Although Jarvis' career as a respected jazz pianist, performer and arranger was longer than the years behind the Thomas organ, it is at Shea where she earned most of her fame and developed her largest fan base.
"Jane had a delightful way of keeping the fans entertained," said Cohen, "But most important, there was a certain predictability to her selections that made you feel comfortable like your mom's pot roast."
"Jane Jarvis was a staple.

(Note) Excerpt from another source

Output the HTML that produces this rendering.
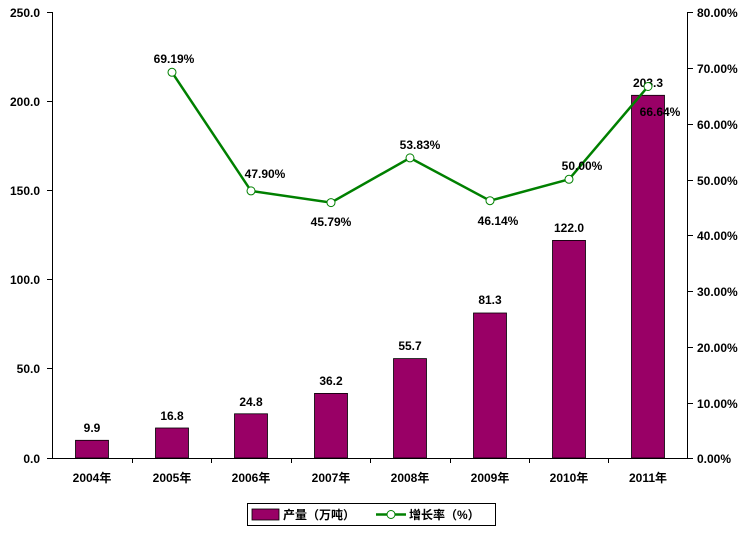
<!DOCTYPE html>
<html><head><meta charset="utf-8"><style>
body{margin:0;background:#fff;}
text{font-family:"Liberation Sans","Noto Sans CJK SC",sans-serif;font-size:12px;font-weight:bold;fill:#000;}
</style></head><body>
<svg width="746" height="529" xmlns="http://www.w3.org/2000/svg">
<g stroke="#000" stroke-width="1">
<line x1="52.5" y1="12" x2="52.5" y2="458"/>
<line x1="687.5" y1="12" x2="687.5" y2="458"/>
<line x1="52" y1="458.5" x2="688" y2="458.5"/>
<line x1="47" y1="12.5" x2="52" y2="12.5"/><line x1="47" y1="101.5" x2="52" y2="101.5"/><line x1="47" y1="190.5" x2="52" y2="190.5"/><line x1="47" y1="279.5" x2="52" y2="279.5"/><line x1="47" y1="368.5" x2="52" y2="368.5"/><line x1="47" y1="458.5" x2="52" y2="458.5"/>
<line x1="688" y1="12.5" x2="693" y2="12.5"/><line x1="688" y1="68.5" x2="693" y2="68.5"/><line x1="688" y1="124.5" x2="693" y2="124.5"/><line x1="688" y1="180.5" x2="693" y2="180.5"/><line x1="688" y1="235.5" x2="693" y2="235.5"/><line x1="688" y1="291.5" x2="693" y2="291.5"/><line x1="688" y1="347.5" x2="693" y2="347.5"/><line x1="688" y1="403.5" x2="693" y2="403.5"/><line x1="688" y1="458.5" x2="693" y2="458.5"/>
<line x1="132.5" y1="458" x2="132.5" y2="463"/><line x1="211.5" y1="458" x2="211.5" y2="463"/><line x1="291.5" y1="458" x2="291.5" y2="463"/><line x1="370.5" y1="458" x2="370.5" y2="463"/><line x1="450.5" y1="458" x2="450.5" y2="463"/><line x1="529.5" y1="458" x2="529.5" y2="463"/><line x1="608.5" y1="458" x2="608.5" y2="463"/>
</g>
<g text-anchor="end">
<text x="40" y="17">250.0</text><text x="40" y="106">200.0</text><text x="40" y="195">150.0</text><text x="40" y="284">100.0</text><text x="40" y="373">50.0</text><text x="40" y="463">0.0</text>
</g>
<g text-anchor="start">
<text x="697" y="17">80.00%</text><text x="697" y="73">70.00%</text><text x="697" y="129">60.00%</text><text x="697" y="185">50.00%</text><text x="697" y="240">40.00%</text><text x="697" y="296">30.00%</text><text x="697" y="352">20.00%</text><text x="697" y="408">10.00%</text><text x="697" y="463">0.00%</text>
</g>
<g fill="#990066" stroke="#000" stroke-width="0.8">
<rect x="75.5" y="440.3" width="33" height="17.7"/>
<rect x="155.5" y="428" width="33" height="30"/>
<rect x="234.5" y="413.8" width="33" height="44.2"/>
<rect x="314.5" y="393.4" width="33" height="64.6"/>
<rect x="393.5" y="358.6" width="33" height="99.4"/>
<rect x="473.5" y="313" width="33" height="145"/>
<rect x="552.5" y="240.4" width="33" height="217.6"/>
<rect x="631.5" y="95.3" width="33" height="362.7"/>
</g>
<g text-anchor="middle">
<text x="92" y="432">9.9</text><text x="172" y="420">16.8</text><text x="251" y="406">24.8</text><text x="331" y="385">36.2</text><text x="410" y="350">55.7</text><text x="490" y="304">81.3</text><text x="569" y="232">122.0</text><text x="648" y="87">203.3</text>
</g>
<polyline points="172,72.3 251,190.9 331,202.6 410,157.9 490,200.7 569,179.3 648,86.5" fill="none" stroke="#008000" stroke-width="2.5"/>
<g fill="#fff" stroke="#008000" stroke-width="1">
<circle cx="172" cy="72.3" r="4"/><circle cx="251" cy="190.9" r="4"/><circle cx="331" cy="202.6" r="4"/><circle cx="410" cy="157.9" r="4"/><circle cx="490" cy="200.7" r="4"/><circle cx="569" cy="179.3" r="4"/><circle cx="648" cy="86.5" r="4"/>
</g>
<g text-anchor="middle">
<text x="174" y="63">69.19%</text><text x="265" y="178">47.90%</text><text x="331" y="226">45.79%</text><text x="420" y="149">53.83%</text><text x="498" y="225">46.14%</text><text x="582" y="170">50.00%</text><text x="660" y="116">66.64%</text>
</g>
<g text-anchor="middle">
<text x="92" y="482">2004年</text><text x="172" y="482">2005年</text><text x="251" y="482">2006年</text><text x="331" y="482">2007年</text><text x="410" y="482">2008年</text><text x="490" y="482">2009年</text><text x="569" y="482">2010年</text><text x="648" y="482">2011年</text>
</g>
<rect x="247.5" y="503.5" width="248" height="22" fill="#fff" stroke="#000"/>
<rect x="252" y="509" width="27" height="11" fill="#990066" stroke="#000" stroke-width="0.8"/>
<text x="283" y="519">产量（万吨）</text>
<line x1="376" y1="514.5" x2="406" y2="514.5" stroke="#008000" stroke-width="2.5"/>
<circle cx="391" cy="514.5" r="4" fill="#fff" stroke="#008000"/>
<text x="409" y="519">增长率（%）</text>
</svg>
</body></html>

Her music was an integral part of the Shea experience; clearly one of it's signatures," said Rose, who once played a recording of Jarvis for former Met Bud Harrelson only to have Harrelson tear up. "That's how much a part of the fabric she and her music were," Rose explains.
Now, as the Citi Field construction cranes continue their daily work beyond the outfield fence building a new monument to history and memory, the Mets are honoring those who made a significant contribution to the team's 44 years since moving from the Polo Grounds.
"I can't even bear to even think about it," she said, her voice filling with the emotion as she speaks about the Shea's final season. "All the memories that go with it."
The question now is whether the organization feels just as warmly about Jarvis.
"The current management group doesn't have any special feeling toward me," Jarvis said. "But I would love [to be a part of that countdown] celebration. You can't imagine what that would mean to me. I'm very frail, and I would have to have somebody walk with me.
"I think it would be wonderful if she were welcomed back as part of the countdown, or, even better, if she had a chance to play her music one last time at Shea " said Rose.
"You must remember," Jarvis said, apologizing for occasionally forgetting a name or a date, "I'm 93. It isn't that I'm senile or anything. It's just that all of this took place so long ago."
"But, you know," she adds innocently in Mets lexicon, "I've had an amazing life."
Jane Jarvis will be a part of a program at the Lincoln Center library called "Baseball and Music" on Tuesday, July 8.